▶ What is needed: Retype nothing except the lines below from the one with "Clone this chart in matplotlib." through the one with "import numpy as np", exactly, with images left out.

▶ Available data:
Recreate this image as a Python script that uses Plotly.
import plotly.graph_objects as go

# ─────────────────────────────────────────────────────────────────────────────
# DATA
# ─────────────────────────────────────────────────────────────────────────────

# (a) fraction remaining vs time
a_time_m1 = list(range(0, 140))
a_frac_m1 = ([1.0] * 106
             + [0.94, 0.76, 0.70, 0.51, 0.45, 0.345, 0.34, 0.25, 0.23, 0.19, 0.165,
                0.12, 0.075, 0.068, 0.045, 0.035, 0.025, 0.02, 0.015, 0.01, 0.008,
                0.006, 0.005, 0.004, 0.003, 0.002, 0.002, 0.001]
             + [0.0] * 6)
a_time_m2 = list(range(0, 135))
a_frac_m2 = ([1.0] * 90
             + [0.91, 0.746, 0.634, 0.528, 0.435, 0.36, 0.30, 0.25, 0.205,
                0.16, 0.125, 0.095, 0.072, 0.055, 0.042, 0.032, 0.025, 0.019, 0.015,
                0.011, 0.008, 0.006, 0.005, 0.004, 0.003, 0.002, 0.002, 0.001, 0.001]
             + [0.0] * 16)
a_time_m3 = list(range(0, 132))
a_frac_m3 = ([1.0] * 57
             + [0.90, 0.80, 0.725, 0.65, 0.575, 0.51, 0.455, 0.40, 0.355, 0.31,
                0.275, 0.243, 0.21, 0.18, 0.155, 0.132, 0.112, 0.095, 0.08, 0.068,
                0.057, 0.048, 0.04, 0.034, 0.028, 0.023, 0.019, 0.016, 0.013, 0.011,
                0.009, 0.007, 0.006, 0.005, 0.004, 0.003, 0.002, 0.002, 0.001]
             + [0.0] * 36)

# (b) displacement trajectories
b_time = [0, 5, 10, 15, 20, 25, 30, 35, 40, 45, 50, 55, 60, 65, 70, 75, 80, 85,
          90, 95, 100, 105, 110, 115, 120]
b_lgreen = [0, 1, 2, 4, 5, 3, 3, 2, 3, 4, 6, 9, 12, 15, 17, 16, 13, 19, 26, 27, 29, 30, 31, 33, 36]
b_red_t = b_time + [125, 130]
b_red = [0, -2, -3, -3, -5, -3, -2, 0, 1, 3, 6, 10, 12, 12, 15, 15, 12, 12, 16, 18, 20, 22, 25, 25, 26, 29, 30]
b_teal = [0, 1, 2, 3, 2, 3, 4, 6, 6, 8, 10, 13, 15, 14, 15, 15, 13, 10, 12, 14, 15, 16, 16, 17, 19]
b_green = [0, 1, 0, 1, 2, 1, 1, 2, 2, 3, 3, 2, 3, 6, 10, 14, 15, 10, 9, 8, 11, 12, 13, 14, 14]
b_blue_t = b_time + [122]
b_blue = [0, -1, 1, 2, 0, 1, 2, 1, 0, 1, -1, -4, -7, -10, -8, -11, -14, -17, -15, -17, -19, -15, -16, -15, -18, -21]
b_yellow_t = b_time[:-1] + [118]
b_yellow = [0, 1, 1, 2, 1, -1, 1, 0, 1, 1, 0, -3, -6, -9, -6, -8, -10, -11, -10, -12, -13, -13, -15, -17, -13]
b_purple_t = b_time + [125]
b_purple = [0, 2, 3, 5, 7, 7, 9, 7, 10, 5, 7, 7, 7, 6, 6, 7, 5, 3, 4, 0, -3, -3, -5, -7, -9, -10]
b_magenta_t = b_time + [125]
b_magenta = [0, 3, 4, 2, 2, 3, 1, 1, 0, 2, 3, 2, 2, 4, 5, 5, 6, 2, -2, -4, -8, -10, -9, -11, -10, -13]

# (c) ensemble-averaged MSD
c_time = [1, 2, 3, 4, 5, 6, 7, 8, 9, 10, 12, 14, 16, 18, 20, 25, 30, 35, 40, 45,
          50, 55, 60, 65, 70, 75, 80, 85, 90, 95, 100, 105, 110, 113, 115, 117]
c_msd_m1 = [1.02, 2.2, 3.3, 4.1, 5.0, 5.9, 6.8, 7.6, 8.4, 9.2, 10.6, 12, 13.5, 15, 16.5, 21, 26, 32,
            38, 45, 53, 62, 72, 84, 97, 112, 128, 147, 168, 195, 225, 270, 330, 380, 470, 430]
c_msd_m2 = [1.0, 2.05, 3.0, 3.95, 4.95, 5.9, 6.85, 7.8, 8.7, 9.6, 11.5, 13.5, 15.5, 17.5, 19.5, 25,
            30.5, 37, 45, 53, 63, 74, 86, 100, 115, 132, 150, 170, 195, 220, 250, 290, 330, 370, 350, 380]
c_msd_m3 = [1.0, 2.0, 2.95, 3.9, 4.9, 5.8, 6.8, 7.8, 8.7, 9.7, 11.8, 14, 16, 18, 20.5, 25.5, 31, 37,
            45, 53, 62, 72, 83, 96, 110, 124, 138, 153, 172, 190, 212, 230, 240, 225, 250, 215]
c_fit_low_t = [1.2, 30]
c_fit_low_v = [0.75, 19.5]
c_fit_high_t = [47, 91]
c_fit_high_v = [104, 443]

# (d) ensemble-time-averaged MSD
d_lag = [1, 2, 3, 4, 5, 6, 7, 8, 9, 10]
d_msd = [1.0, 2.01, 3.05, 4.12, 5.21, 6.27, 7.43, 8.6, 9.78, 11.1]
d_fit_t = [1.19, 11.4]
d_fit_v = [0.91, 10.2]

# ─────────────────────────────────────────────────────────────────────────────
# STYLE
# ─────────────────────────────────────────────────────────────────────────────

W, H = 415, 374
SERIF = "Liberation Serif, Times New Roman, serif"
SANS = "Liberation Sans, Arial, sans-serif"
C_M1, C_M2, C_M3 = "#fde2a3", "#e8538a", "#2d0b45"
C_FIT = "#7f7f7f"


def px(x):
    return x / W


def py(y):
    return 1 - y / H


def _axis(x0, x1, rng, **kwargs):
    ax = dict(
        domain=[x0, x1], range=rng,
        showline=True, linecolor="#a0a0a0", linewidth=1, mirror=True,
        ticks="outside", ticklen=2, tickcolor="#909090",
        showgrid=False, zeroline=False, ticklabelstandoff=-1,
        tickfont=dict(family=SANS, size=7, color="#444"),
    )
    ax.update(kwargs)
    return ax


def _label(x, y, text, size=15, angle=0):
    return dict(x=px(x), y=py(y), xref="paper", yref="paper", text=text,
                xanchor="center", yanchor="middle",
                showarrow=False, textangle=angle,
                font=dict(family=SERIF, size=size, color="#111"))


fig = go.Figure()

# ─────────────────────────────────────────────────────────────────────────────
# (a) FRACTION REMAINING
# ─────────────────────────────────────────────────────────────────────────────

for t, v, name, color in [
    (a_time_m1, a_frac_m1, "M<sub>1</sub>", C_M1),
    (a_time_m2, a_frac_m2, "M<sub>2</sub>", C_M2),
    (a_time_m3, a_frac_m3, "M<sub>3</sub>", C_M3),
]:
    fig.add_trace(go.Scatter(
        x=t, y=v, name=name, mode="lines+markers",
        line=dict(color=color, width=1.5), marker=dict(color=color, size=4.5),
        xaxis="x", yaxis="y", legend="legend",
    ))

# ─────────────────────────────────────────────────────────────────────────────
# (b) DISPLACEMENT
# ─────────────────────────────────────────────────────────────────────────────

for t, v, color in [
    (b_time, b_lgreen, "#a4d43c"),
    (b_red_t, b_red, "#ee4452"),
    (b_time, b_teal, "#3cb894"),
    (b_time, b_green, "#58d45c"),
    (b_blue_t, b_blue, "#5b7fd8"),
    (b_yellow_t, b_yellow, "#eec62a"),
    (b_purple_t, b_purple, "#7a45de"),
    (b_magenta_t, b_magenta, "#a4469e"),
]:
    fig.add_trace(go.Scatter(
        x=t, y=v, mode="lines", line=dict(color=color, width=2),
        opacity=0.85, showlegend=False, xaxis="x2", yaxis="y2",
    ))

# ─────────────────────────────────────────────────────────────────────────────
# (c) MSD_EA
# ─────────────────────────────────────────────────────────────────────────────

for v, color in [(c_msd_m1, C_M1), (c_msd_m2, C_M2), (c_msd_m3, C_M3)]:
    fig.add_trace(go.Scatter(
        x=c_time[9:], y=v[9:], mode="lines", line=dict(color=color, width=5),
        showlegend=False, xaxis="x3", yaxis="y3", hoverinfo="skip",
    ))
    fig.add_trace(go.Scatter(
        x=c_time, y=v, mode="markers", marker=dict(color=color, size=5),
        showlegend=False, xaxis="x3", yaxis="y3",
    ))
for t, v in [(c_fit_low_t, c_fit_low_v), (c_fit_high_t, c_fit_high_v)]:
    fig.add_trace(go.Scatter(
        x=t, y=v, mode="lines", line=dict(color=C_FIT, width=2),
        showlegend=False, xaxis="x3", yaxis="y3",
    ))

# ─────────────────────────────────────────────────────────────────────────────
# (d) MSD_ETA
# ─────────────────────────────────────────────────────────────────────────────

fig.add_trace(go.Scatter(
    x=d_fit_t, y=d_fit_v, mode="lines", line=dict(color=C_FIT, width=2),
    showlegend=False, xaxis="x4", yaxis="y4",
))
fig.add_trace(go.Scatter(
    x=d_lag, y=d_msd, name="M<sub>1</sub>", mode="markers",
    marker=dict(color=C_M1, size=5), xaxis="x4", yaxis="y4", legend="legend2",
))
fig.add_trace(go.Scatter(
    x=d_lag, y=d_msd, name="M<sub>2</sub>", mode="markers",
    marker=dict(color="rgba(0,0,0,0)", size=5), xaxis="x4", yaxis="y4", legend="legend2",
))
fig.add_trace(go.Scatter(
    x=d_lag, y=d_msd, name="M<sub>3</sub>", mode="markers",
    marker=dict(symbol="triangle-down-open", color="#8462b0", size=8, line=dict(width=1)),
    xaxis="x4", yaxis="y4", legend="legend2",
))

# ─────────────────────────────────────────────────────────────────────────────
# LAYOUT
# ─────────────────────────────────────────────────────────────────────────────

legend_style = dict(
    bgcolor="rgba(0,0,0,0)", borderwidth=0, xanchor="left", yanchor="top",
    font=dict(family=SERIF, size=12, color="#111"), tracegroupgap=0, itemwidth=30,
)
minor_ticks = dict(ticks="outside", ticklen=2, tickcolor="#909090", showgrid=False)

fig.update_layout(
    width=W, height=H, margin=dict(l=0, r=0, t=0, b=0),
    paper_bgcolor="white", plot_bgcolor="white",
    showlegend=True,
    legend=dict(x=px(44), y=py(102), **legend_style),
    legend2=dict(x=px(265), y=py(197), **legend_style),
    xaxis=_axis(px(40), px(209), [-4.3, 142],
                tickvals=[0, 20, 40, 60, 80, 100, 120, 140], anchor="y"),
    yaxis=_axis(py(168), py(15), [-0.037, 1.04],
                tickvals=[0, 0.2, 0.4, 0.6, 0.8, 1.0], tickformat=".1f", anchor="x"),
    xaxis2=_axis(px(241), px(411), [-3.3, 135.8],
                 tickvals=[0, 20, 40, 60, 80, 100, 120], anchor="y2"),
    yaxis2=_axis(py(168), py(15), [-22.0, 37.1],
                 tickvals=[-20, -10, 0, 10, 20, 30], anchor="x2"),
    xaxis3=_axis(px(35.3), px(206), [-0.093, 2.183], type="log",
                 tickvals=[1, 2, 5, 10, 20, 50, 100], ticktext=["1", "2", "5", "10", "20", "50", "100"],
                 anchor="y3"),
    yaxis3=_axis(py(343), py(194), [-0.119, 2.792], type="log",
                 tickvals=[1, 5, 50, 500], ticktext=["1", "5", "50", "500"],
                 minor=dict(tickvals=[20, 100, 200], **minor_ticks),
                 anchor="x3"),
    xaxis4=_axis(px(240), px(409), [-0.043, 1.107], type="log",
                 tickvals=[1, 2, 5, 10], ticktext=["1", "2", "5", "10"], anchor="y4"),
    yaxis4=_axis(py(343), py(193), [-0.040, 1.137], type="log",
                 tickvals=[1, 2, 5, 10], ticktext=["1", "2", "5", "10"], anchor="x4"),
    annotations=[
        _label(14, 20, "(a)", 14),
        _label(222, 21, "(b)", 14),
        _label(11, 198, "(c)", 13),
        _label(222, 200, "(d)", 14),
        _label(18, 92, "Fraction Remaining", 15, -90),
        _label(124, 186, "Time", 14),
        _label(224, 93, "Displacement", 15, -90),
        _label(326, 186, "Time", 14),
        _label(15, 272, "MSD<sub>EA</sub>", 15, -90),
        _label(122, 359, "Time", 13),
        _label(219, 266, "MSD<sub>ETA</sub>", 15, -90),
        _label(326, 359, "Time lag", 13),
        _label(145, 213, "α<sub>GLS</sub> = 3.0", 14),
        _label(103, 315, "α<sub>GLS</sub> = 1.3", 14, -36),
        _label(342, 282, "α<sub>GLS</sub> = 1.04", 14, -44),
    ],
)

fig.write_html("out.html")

--

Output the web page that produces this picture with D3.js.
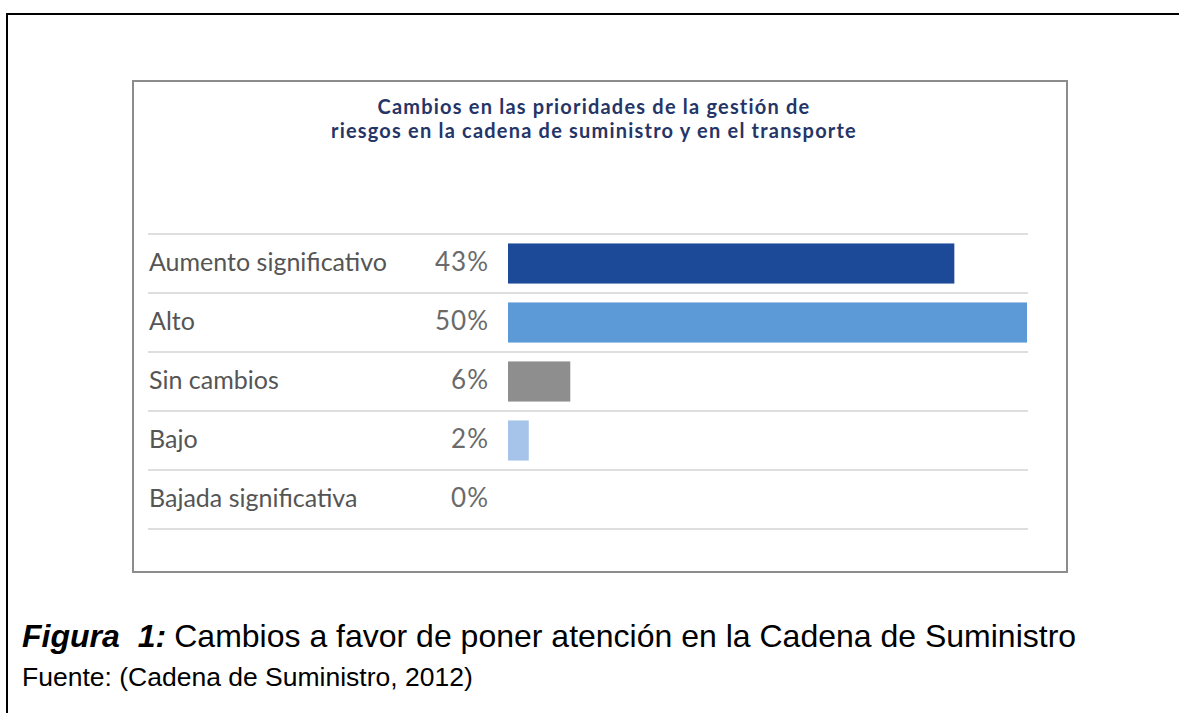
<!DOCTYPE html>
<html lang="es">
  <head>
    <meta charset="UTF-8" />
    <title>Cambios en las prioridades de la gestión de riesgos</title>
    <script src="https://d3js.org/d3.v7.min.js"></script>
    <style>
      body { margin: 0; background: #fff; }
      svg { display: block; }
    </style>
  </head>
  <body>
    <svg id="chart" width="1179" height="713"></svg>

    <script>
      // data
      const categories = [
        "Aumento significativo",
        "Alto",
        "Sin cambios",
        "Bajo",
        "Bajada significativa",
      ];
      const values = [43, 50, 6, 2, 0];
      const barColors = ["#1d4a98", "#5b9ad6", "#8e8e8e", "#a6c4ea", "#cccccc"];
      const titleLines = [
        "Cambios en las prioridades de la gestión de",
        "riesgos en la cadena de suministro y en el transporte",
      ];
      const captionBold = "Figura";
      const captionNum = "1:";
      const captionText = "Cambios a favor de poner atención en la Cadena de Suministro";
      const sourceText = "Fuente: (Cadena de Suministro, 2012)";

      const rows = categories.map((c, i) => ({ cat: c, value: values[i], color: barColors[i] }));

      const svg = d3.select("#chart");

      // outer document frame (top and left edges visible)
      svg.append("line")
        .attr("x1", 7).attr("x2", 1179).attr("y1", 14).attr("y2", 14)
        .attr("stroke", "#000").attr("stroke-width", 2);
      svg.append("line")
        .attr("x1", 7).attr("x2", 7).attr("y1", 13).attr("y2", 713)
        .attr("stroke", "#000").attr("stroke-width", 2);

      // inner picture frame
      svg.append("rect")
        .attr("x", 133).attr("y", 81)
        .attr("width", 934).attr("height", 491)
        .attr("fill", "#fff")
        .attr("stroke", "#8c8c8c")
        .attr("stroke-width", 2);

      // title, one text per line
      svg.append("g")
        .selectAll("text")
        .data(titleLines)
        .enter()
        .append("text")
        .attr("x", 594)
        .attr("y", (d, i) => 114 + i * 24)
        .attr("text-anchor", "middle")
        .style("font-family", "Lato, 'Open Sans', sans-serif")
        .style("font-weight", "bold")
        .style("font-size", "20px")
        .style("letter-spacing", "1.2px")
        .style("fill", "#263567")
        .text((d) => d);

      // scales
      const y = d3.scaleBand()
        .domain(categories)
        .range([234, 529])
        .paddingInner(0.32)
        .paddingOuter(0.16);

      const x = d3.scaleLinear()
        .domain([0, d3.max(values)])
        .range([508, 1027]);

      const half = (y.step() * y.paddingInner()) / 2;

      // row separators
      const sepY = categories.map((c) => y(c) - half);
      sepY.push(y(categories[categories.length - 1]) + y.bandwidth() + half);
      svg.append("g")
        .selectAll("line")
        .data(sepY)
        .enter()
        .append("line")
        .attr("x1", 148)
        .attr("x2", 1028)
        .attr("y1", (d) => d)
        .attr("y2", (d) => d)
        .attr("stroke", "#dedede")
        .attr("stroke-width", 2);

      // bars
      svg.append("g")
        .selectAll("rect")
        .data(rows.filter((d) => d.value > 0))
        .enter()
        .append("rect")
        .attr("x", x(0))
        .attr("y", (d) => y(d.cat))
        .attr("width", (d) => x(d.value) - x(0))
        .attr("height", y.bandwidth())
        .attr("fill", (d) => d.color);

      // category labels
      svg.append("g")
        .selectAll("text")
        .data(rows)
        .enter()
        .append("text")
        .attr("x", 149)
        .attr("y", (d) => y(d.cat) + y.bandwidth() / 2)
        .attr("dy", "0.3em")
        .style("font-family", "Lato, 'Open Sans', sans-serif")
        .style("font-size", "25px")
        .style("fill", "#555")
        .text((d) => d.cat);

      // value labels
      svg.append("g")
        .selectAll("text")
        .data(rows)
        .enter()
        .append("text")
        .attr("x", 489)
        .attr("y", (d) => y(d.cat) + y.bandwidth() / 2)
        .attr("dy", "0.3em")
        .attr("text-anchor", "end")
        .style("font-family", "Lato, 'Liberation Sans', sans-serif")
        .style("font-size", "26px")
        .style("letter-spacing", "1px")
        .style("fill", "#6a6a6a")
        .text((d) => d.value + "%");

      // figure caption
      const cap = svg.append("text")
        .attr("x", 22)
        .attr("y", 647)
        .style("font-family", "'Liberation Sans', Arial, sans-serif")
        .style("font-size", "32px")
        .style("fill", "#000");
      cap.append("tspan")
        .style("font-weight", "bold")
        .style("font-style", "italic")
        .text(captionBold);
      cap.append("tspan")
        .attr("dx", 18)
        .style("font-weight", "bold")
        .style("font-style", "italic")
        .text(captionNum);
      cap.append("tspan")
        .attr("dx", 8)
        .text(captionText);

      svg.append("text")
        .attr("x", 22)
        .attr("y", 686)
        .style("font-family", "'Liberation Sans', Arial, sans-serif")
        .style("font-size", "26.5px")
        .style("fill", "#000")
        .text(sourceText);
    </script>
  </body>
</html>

...

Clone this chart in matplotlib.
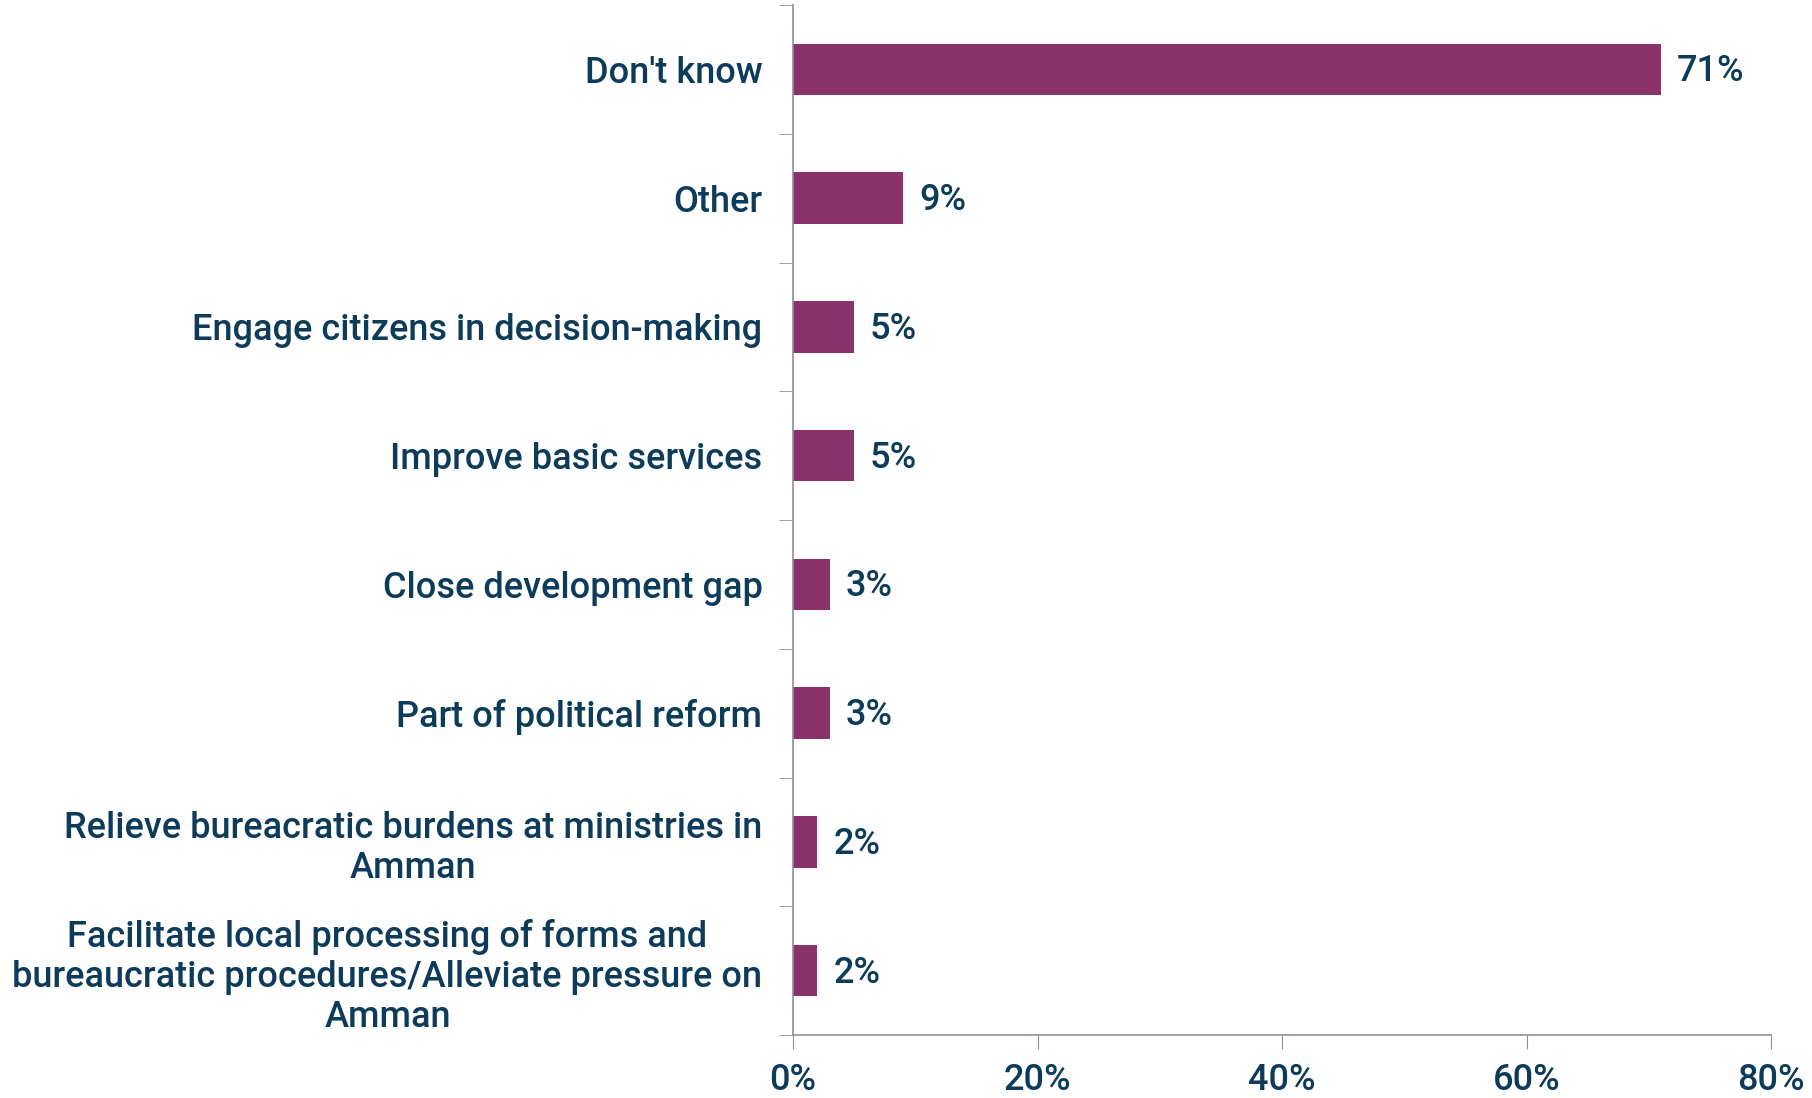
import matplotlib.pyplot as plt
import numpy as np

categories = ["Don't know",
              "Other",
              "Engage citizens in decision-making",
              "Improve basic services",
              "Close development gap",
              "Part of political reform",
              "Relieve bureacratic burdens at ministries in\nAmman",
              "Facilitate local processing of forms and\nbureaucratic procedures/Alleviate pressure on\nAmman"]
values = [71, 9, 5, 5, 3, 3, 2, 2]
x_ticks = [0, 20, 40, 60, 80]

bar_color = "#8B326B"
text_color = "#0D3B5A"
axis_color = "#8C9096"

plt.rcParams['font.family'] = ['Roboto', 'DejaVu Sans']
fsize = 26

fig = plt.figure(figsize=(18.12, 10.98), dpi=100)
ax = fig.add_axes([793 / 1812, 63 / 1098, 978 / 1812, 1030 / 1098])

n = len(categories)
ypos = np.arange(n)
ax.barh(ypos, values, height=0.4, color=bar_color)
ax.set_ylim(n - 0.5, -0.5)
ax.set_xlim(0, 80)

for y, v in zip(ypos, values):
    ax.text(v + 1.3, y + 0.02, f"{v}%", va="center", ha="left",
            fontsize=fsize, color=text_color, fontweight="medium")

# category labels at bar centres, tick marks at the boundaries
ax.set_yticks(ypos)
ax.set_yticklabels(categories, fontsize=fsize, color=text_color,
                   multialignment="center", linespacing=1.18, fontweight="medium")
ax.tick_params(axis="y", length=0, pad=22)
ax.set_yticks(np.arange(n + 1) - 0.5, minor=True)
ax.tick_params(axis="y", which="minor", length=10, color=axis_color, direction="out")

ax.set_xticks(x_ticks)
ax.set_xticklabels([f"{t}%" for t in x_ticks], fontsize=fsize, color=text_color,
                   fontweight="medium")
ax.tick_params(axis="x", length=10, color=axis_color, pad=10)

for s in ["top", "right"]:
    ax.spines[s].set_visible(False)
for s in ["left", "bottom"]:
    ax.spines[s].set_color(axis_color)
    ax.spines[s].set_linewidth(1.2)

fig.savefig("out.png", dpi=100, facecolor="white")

▶ Complete output:
Clone this chart in matplotlib.
import matplotlib.pyplot as plt
import numpy as np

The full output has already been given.